▶ _DATASET SECTION_:
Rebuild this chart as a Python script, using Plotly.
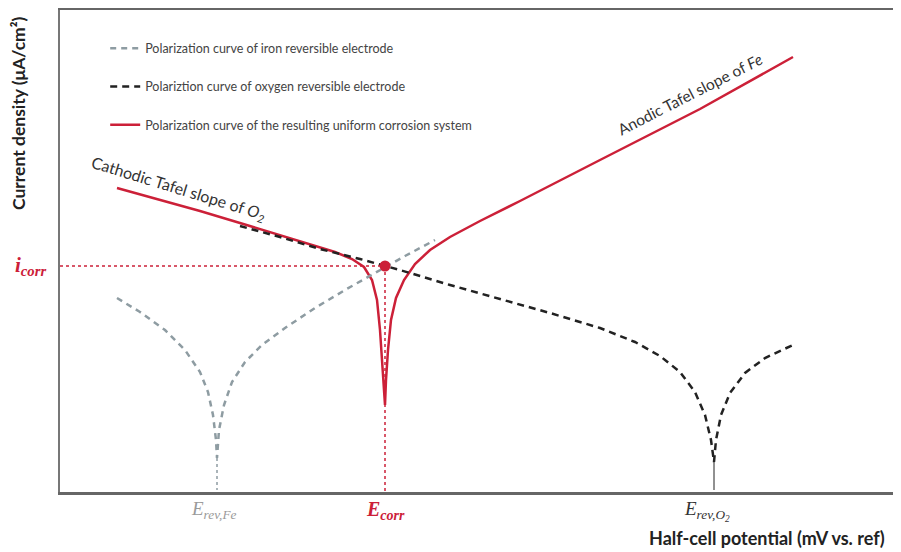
import plotly.graph_objects as go

# Arbitrary potential / log-current units
fe_x = [57, 80, 105, 125, 140, 148, 153, 156, 157, 159, 164, 172, 185, 202, 225, 255, 285, 315, 345, 375]
fe_y = [194, 180, 162, 142, 120, 100, 77, 52, 34, 62, 87, 110, 130, 147, 164, 184, 202, 219, 236, 252]
fe_tail_x = [157, 157]
fe_tail_y = [34, 2]

o2_x = [180, 220, 260, 300, 340, 390, 440, 490, 540, 575, 600, 620, 635, 645, 651, 654,
        656, 661, 670, 685, 705, 735]
o2_y = [266, 255, 243, 233, 222, 207, 193, 179, 164, 150, 136, 120, 100, 77, 52, 30,
        52, 77, 99, 119, 134, 148]
o2_tail_x = [654, 654]
o2_tail_y = [30, 2]

sys_x = [57, 100, 140, 180, 220, 250, 275, 292, 304, 312, 317, 320, 322, 324, 325,
         326, 328, 331, 336, 344, 355, 370, 390, 420, 460, 540, 640, 733]
sys_y = [304, 292, 281, 269, 257, 248, 240, 233, 225, 212, 192, 162, 132, 102, 87,
         112, 142, 172, 194, 212, 228, 242, 255, 271, 291, 332, 383, 435]

e_corr = 325
i_corr = 226

X_MAX = 837
Y_MAX = 482

RED = "#cc2038"
GRAY = "#8e9ca2"
BLACK = "#222222"

fig = go.Figure()

fig.add_trace(go.Scatter(x=sys_x, y=sys_y, mode="lines", line=dict(color=RED, width=2.5),
                         name="Polarization curve of the resulting uniform corrosion system",
                         legendgroup="c", legendrank=3))
fig.add_trace(go.Scatter(x=fe_x, y=fe_y, mode="lines",
                         line=dict(color=GRAY, width=2.5, dash="6px,5px"),
                         name="Polarization curve of iron reversible electrode",
                         legendgroup="a", legendrank=1))
fig.add_trace(go.Scatter(x=fe_tail_x, y=fe_tail_y, mode="lines",
                         line=dict(color=GRAY, width=1.5, dash="dot"), showlegend=False))
fig.add_trace(go.Scatter(x=o2_x, y=o2_y, mode="lines",
                         line=dict(color=BLACK, width=2.5, dash="7px,5px"),
                         name="Polariztion curve of oxygen reversible electrode",
                         legendgroup="b", legendrank=2))
fig.add_trace(go.Scatter(x=o2_tail_x, y=o2_tail_y, mode="lines",
                         line=dict(color=BLACK, width=1), showlegend=False))
# i_corr and E_corr guide lines
fig.add_trace(go.Scatter(x=[0, e_corr], y=[i_corr, i_corr], mode="lines",
                         line=dict(color=RED, width=1.5, dash="dot"), showlegend=False))
fig.add_trace(go.Scatter(x=[e_corr, e_corr], y=[i_corr, 0], mode="lines",
                         line=dict(color=RED, width=1.5, dash="dot"), showlegend=False))
fig.add_trace(go.Scatter(x=[e_corr], y=[i_corr], mode="markers",
                         marker=dict(color=RED, size=11), showlegend=False))

serif = "Liberation Serif"


def px(v):
    return v / X_MAX


def py(v):
    return v / Y_MAX


annotations = [
    dict(x=118, y=304, text="Cathodic Tafel slope of <i>O<sub>2</sub></i>", textangle=17,
         showarrow=False, font=dict(family="Lato", size=16, color="#333333")),
    dict(x=630, y=398, text="Anodic Tafel slope of <i>Fe</i>", textangle=-27,
         showarrow=False, font=dict(family="Lato", size=15.5, color="#333333")),
    dict(xref="paper", yref="paper", x=px(-12), y=py(i_corr), xanchor="right", yanchor="middle",
         text="<b><i>i<sub>corr</sub></i></b>", showarrow=False,
         font=dict(family=serif, size=21, color=RED)),
    dict(xref="paper", yref="paper", x=px(e_corr), y=py(-18), xanchor="center", yanchor="middle",
         text="<b><i>E<sub>corr</sub></i></b>", showarrow=False,
         font=dict(family=serif, size=20, color=RED)),
    dict(xref="paper", yref="paper", x=px(129), y=py(-18), xanchor="left", yanchor="middle",
         text="<i>E<sub>rev,Fe</sub></i>", showarrow=False,
         font=dict(family=serif, size=19, color="#9a9a9a")),
    dict(xref="paper", yref="paper", x=px(622), y=py(-19), xanchor="left", yanchor="middle",
         text="<i>E<sub>rev,O<sub>2</sub></sub></i>", showarrow=False,
         font=dict(family=serif, size=19, color="#333333")),
    dict(xref="paper", yref="paper", x=px(-42), y=py(379), xanchor="center", yanchor="middle",
         text="<b>Current density (μA/cm²)</b>",
         textangle=-90, showarrow=False, font=dict(family="Lato", size=17.5, color="#222222")),
    dict(xref="paper", yref="paper", x=px(587), y=py(-46), xanchor="left", yanchor="middle",
         text="<b>Half-cell potential (mV vs. ref)</b>", showarrow=False,
         font=dict(family="Lato", size=18, color="#222222")),
]

# The page body has an 8px margin, so the figure is shrunk and shifted to compensate
fig.update_layout(
    width=893, height=544,
    margin=dict(l=52, r=4, t=2, b=60, autoexpand=False),
    paper_bgcolor="white", plot_bgcolor="white",
    annotations=annotations,
    showlegend=True,
    legend=dict(x=0.054, y=0.951, xanchor="left", yanchor="top",
                bgcolor="rgba(0,0,0,0)", tracegroupgap=19,
                font=dict(family="Lato", size=12.5, color="#444444")),
    xaxis=dict(range=[0, X_MAX], showgrid=False, zeroline=False, showticklabels=False,
               ticks="", showline=True, linecolor="#666666", linewidth=2.5, mirror=True),
    yaxis=dict(range=[0, Y_MAX], showgrid=False, zeroline=False, showticklabels=False,
               ticks="", showline=True, linecolor="#777777", linewidth=2, mirror=True),
)

fig.write_html("out.html")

▶ _TASK TO COMPLETE_:
Restate only the lines running from the start of the material above through the line containing "fig = go.Figure()", ends included. No pictures.

▶ _SOLUTION BELOW_:
Rebuild this chart as a Python script, using Plotly.
import plotly.graph_objects as go

# Arbitrary potential / log-current units
fe_x = [57, 80, 105, 125, 140, 148, 153, 156, 157, 159, 164, 172, 185, 202, 225, 255, 285, 315, 345, 375]
fe_y = [194, 180, 162, 142, 120, 100, 77, 52, 34, 62, 87, 110, 130, 147, 164, 184, 202, 219, 236, 252]
fe_tail_x = [157, 157]
fe_tail_y = [34, 2]

o2_x = [180, 220, 260, 300, 340, 390, 440, 490, 540, 575, 600, 620, 635, 645, 651, 654,
        656, 661, 670, 685, 705, 735]
o2_y = [266, 255, 243, 233, 222, 207, 193, 179, 164, 150, 136, 120, 100, 77, 52, 30,
        52, 77, 99, 119, 134, 148]
o2_tail_x = [654, 654]
o2_tail_y = [30, 2]

sys_x = [57, 100, 140, 180, 220, 250, 275, 292, 304, 312, 317, 320, 322, 324, 325,
         326, 328, 331, 336, 344, 355, 370, 390, 420, 460, 540, 640, 733]
sys_y = [304, 292, 281, 269, 257, 248, 240, 233, 225, 212, 192, 162, 132, 102, 87,
         112, 142, 172, 194, 212, 228, 242, 255, 271, 291, 332, 383, 435]

e_corr = 325
i_corr = 226

X_MAX = 837
Y_MAX = 482

RED = "#cc2038"
GRAY = "#8e9ca2"
BLACK = "#222222"

fig = go.Figure()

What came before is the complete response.